The guides are what make the business work, and it’s not a job for just anybody. Besides having good endurance and the ability to log many miles in a single day, guides need to be outgoing, friendly, likeable and, most of all, have a true love of the city they are showcasing for clients.

“When we’re talking to our clients about the city, whether it’s history, culture, restaurants, museums … that passion comes out,” Gazaleh says. “That really enhances the experience for our clients.”

And the customers have responded favorably. The business gets outstanding reviews on Yelp and TripAdvisor, with feedback like, “Forget the tour bus, you have to do this!” and “By far the best way to see a city.”

To further convenience clients, each guide carries a backpack on the run with a camera and water, plus enough room to hold everyone’s belongings—cell phones, hotel key cards, wallets, etc.

City Running Tours started with personalized runs in mind, but it has expanded to do scheduled group runs, which are less expensive but also less personalized. Lately, personalized group runs have started to pick up—including a recent request from a bachelorette party.

So where does City Running Tours go from here? Gazaleh gets interest from runners in cities all over the world, and admits that the business’s expansion is reactive to the right opportunity rather than proactive. He does anticipate expanding even more in the future, citing the positive experience in the cities already in place—for both the customers and the guides.

“It’s not a one-sided feeling,” Gazaleh said. “It continuously makes it fun and new. Even if we’re running over the Brooklyn Bridge for the 10,000th time, we’re doing it with runners who have never done it before. It’s a great experience for us.”

RELATED: Destination America: The Ultimate Travel Guide

Where Personalized Runs Go

Clients who sign up for a personalized run through City Running Tours get to pick the distance they want to run and the places they want to see. Inevitably, each city has its favorite spots that runners—most of them tourists from out of town—want to visit.

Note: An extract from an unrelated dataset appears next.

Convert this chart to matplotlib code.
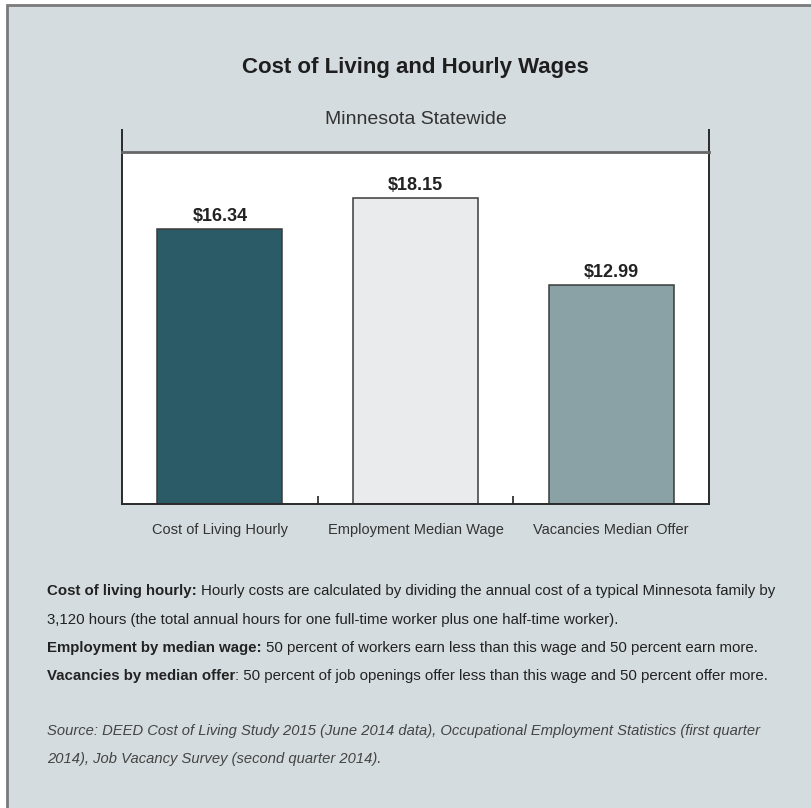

Here’s a look at a few of the most requested spots:

Philadelphia: The Philadelphia Museum of Art is popular, largely because of the steps in front of the building that Rocky Balboa ran up in the first Rocky movie.

San Francisco: The nearly 2-mile run across the Golden Gate Bridge is by far the most requested run.

New York City: Runners usually want to either do the Central Park loop or run across the Brooklyn Bridge.

Austin: A personalized run in Austin often includes a tour of the University of Texas campus.

Washington, D.C.: With all of the famous monuments in close proximity, many personalized runs stay within the National Mall.

Chicago: Runners frequently want to explore Lakeshore Drive and visit Millenium Park and Grant Park. Some want to see the “Murder Castle” site made famous in Devil in the White City.